Fungsi teori gambar sebagaimana dijelaskan oleh G.H. Von Wright
terletak pada kesesuaian antara unsur-unsur gambar dengan unsur-unsur dalam
realitas. Hal itulah yang sangat ditekankan oleh Wittgenstein, sehingga kita
dapat saja membalik arti kiasannya dengan mengatakan bahwa proposisi itu
berfungsi seperti sebuah gambar karena ada hubungan yang sesuai antara
unsur-unsur gambar itu dengan dunia fakta. Cara itu dilakukan dengan
menggabungkan bagian-bagian proposisi. Struktur proposisi menggambarkan
kemungkinan bagi kombinasi unsur-unsur dalam realitas, yaitu kemungkinan
mengenai keadaan faktual atau suatu bentuk peristiwa.
Sebagai bangsa yang bersatu keberadaan agama di Indonesia yang
plural, menghendaki pemahaman Pancasila yang baik, sehingga terhindar dari
gesekan dan konflik. Potensi konflik yang sangat rentan adalah perbedaan
keyakinan agama. Salah satu langkah untuk meminimalisir petensi konflik
tersebut adalah melalui jalur pemahaman nilai pancasila, terutama pada sila
yang pertama Ketuhanan Yang Maha Esa.
Mengingat Indonesia memiliki keragaman agama dan budaya, pancasila
adalah jalan kunci bagi terbangunnya stabilitas nasional. Adapun munculnya aksi
teror dan radikalisme agama adalah karena mulai pudar dan rapuhnya ideologi
pancasila. Untuk itu pancasila harus dikuatkan sebagai mentalitas kehidupan
berbangsa. Termasuk dalam kehidupan beragama, pancasila harus menjadi landasan
teologis, sehingga kehidupan umat beragama dapat terwujud dengan tidak ada
saling klaim tuduh salah benar, dan sebagainya.
Ketuhanan dalam pancasila menjadi faktor transcendental, unsur pembentuk
ilahi dari prinsip kemanusiaan, persatuan, demokrasi dan keadilan sosial.

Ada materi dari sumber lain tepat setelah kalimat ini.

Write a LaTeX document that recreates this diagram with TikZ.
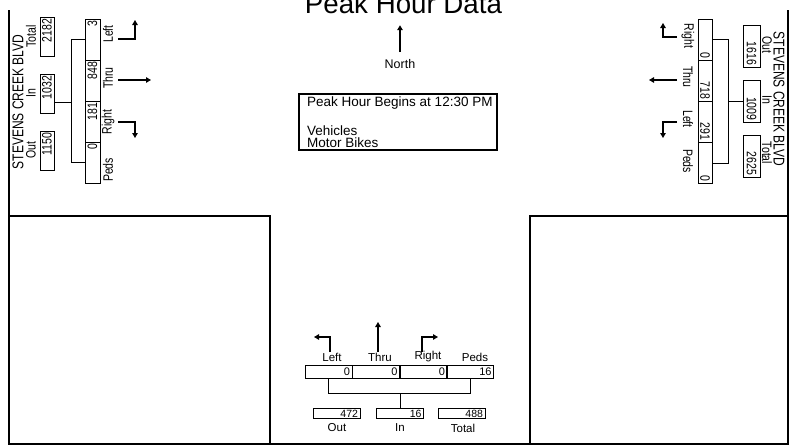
\documentclass[tikz,border=0pt]{standalone}
\usepackage{fontspec}
\usepackage{graphicx}
\setmainfont{Liberation Sans}
\usetikzlibrary{arrows.meta}
\newcommand{\vsc}[1]{\scalebox{1}[1.3]{#1}}
\begin{document}
\begin{tikzpicture}[x=1pt,y=-1pt,
  conn/.style={line width=0.9pt},
  arr/.style={line width=1.1pt,-{Triangle[length=5pt,width=5.5pt]}},
  txt/.style={font=\fontsize{10.5}{11}\selectfont, inner sep=0pt},
  btxt/.style={font=\fontsize{11.5}{12}\selectfont, inner sep=0pt},
  cellbase/.style={draw, line width=0.9pt, inner ysep=0pt, inner xsep=2pt, align=right, font=\fontsize{10.5}{11}\selectfont},
  lcell/.style={cellbase, rotate=90, text width=37pt, minimum height=15pt},
  rcell/.style={cellbase, rotate=-90, text width=37pt, minimum height=14pt},
  bcell/.style={cellbase, text width=43pt, minimum height=13pt, font=\fontsize{11}{11}\selectfont},
  lbox/.style={cellbase, rotate=90, text width=35pt, minimum height=14pt},
  rbox/.style={cellbase, rotate=-90, text width=38pt, minimum height=17pt},
  bbox/.style={cellbase, text width=43pt, minimum height=10pt, font=\fontsize{10.5}{10}\selectfont},
  road/.style={font=\fontsize{12}{12}\selectfont, inner sep=0pt},
  peakt/.style={font=\fontsize{13.5}{14}\selectfont, inner sep=0pt, anchor=west}
]
\useasboundingbox (0,0) rectangle (796,447);
\begin{scope}
\clip (0,0) rectangle (796,447);
\node[font=\fontsize{27.7}{30}\selectfont, anchor=base, inner sep=0pt] (title) at (403.5,13.5) {Peak Hour Data};
\end{scope}

% frame
\draw[line width=2.2pt, line join=miter] (9,10) -- (9,444) -- (788,444) -- (788,10);
\draw[line width=1.3pt] (9,216) -- (270,216) -- (270,444);
\draw[line width=1.3pt] (530,444) -- (530,216) -- (788,216);

% north arrow
\node[font=\fontsize{12.5}{13}\selectfont, inner sep=0pt] (north) at (400,64) {North};
\draw[arr, line width=1.3pt] (north.north) ++(0,-7) -- ++(0,-27);

% peak hour box
\node[draw, line width=1.1pt, minimum width=198pt, minimum height=56pt, inner sep=0pt] (peak) at (398,122) {};
\node[peakt] (peaktxt) at (307,103) {Peak Hour Begins at 12:30 PM};
\node[peakt] (veh) at (307,130.5) {Vehicles};
\node[peakt] (moto) at (307,143) {Motor Bikes};

% ---------------- left approach ----------------
\node[road, rotate=90] (lroad) at (18,102) {\vsc{STEVENS CREEK BLVD}};
\node[lbox] (LTot) at (47,36.5) {\vsc{2182}};
\node[lbox] (LIn) at (47,93.5) {\vsc{1032}};
\node[lbox] (LOut) at (47,150.5) {\vsc{1150}};
\node[txt, rotate=90] (LTotl) at (31,36.5) {\vsc{Total}};
\node[txt, rotate=90] (LInl) at (31,93.5) {\vsc{In}};
\node[txt, rotate=90] (LOutl) at (31,150.5) {\vsc{Out}};
\node[lcell] (L1) at (92.5,39.5) {\vsc{3}};
\node[lcell] (L2) at (92.5,80.5) {\vsc{848}};
\node[lcell] (L3) at (92.5,121.5) {\vsc{181}};
\node[lcell] (L4) at (92.5,162.5) {\vsc{0}};
\node[txt, rotate=90] (L1l) at (108,34) {\vsc{Left}};
\node[txt, rotate=90] (L2l) at (108,78) {\vsc{Thru}};
\node[txt, rotate=90] (L3l) at (108,122) {\vsc{Right}};
\node[txt, rotate=90] (L4l) at (108,170) {\vsc{Peds}};
\coordinate (lbk) at (72,102);
\draw[conn] (L1.north) -- ++(-13,0) |- (L4.north);
\draw[conn] (LIn.south |- lbk) -- (lbk);
\draw[arr] (118,39) -- (135,39) -- (135,20);
\draw[arr] (118,80) -- (151,80);
\draw[arr] (118,122) -- (135,122) -- (135,138);

% ---------------- right approach ----------------
\node[road, rotate=-90] (rroad) at (779,99) {\vsc{STEVENS CREEK BLVD}};
\node[rbox] (ROut) at (751.5,46) {\vsc{1616}};
\node[rbox] (RIn) at (751.5,101.5) {\vsc{1009}};
\node[rbox] (RTot) at (751.5,156) {\vsc{2625}};
\node[txt, rotate=-90] (ROutl) at (767,45) {\vsc{Out}};
\node[txt, rotate=-90] (RInl) at (767,100) {\vsc{In}};
\node[txt, rotate=-90] (RTotl) at (767,153) {\vsc{Total}};
\node[rcell] (R1) at (705,39.5) {\vsc{0}};
\node[rcell] (R2) at (705,80.5) {\vsc{718}};
\node[rcell] (R3) at (705,121.5) {\vsc{291}};
\node[rcell] (R4) at (705,163) {\vsc{0}};
\node[txt, rotate=-90] (R1l) at (688,36) {\vsc{Right}};
\node[txt, rotate=-90] (R2l) at (688,77) {\vsc{Thru}};
\node[txt, rotate=-90] (R3l) at (688,119) {\vsc{Left}};
\node[txt, rotate=-90] (R4l) at (688,161) {\vsc{Peds}};
\coordinate (rbk) at (728,101.5);
\draw[conn] (R1.north) -- ++(16,0) |- (R4.north);
\draw[conn] (RIn.south) -- (rbk);
\draw[arr] (677,37) -- (663,37) -- (663,23);
\draw[arr] (677,80) -- (649,80);
\draw[arr] (677,122) -- (663,122) -- (663,138);

% ---------------- bottom approach ----------------
\node[bcell] (B1) at (328.5,371.5) {0};
\node[bcell] (B2) at (376,371.5) {0};
\node[bcell] (B3) at (423.5,371.5) {0};
\node[bcell] (B4) at (470,371.5) {16};
\node[btxt] (B1l) at (332,357) {Left};
\node[btxt] (B2l) at (380,357) {Thru};
\node[btxt] (B3l) at (428,357) {Right};
\node[btxt] (B4l) at (475,357) {Peds};
\node[bbox] (BOut) at (336.5,413.5) {472};
\node[bbox] (BIn) at (400,413.5) {16};
\node[bbox] (BTot) at (461.5,413.5) {488};
\node[btxt] (BOutl) at (337,428) {Out};
\node[btxt] (BInl) at (400,428) {In};
\node[btxt] (BTotl) at (463,428) {Total};
\coordinate (bbk) at (400,393);
\draw[conn] (B1.south) -- ++(0,15) -| (B4.south);
\draw[conn] (BIn.north) -- (bbk);
\draw[arr] (330,352) -- (330,337) -- (314,337);
\draw[arr] (378,352) -- (378,322);
\draw[arr] (422,352) -- (422,337) -- (438,337);
\end{tikzpicture}
\end{document}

Berarti ketuhanan dalam pancasila sudah berimplikasikan pluralism dan
pluralitas. Ketuhanan dalam pancasila bukanlah teori ketuhanan, melainkan
merupakan bagian hakiki perjuangan untuk membentuk Indonesia sebagai bangsa
nation. Pancasila sebagai ideologi dan falsafah negara menjadi acuan nilai bagi
kerukunan dan toleransi antar pemeluk agama. Prinsi-prinsip pancasila, yakni
berketuhanan mesti menjadi visi bersama bagi tiap sendi kehidupan berbangsa.
Melalui nilai-nilai tersebut dengan mudah akan terjalin kehidupan harmoni
agama, politik, sosial, budaya, dan juga ekonomi.
Wittgenstein melihat bahwa filsafat tidak dapat dipahami oleh
masyarakat pada umumnya sehingga, menurut Wittgenstein, ketidaktahuan
masyarakat terhadap pemikiran para filsuf terletak pada penggunaan bahasa yang
digunakan oleh para filsuf itu sendiri. Mereka tidak mengerti penggunaan logika
bahasa dalam berfilsafat. Karena itu, filsafat bagi Wittgenstein tidak sekadar
mengandung pembahasan mengenai suatu persoalan, tetapi juga mengenai kejelasan.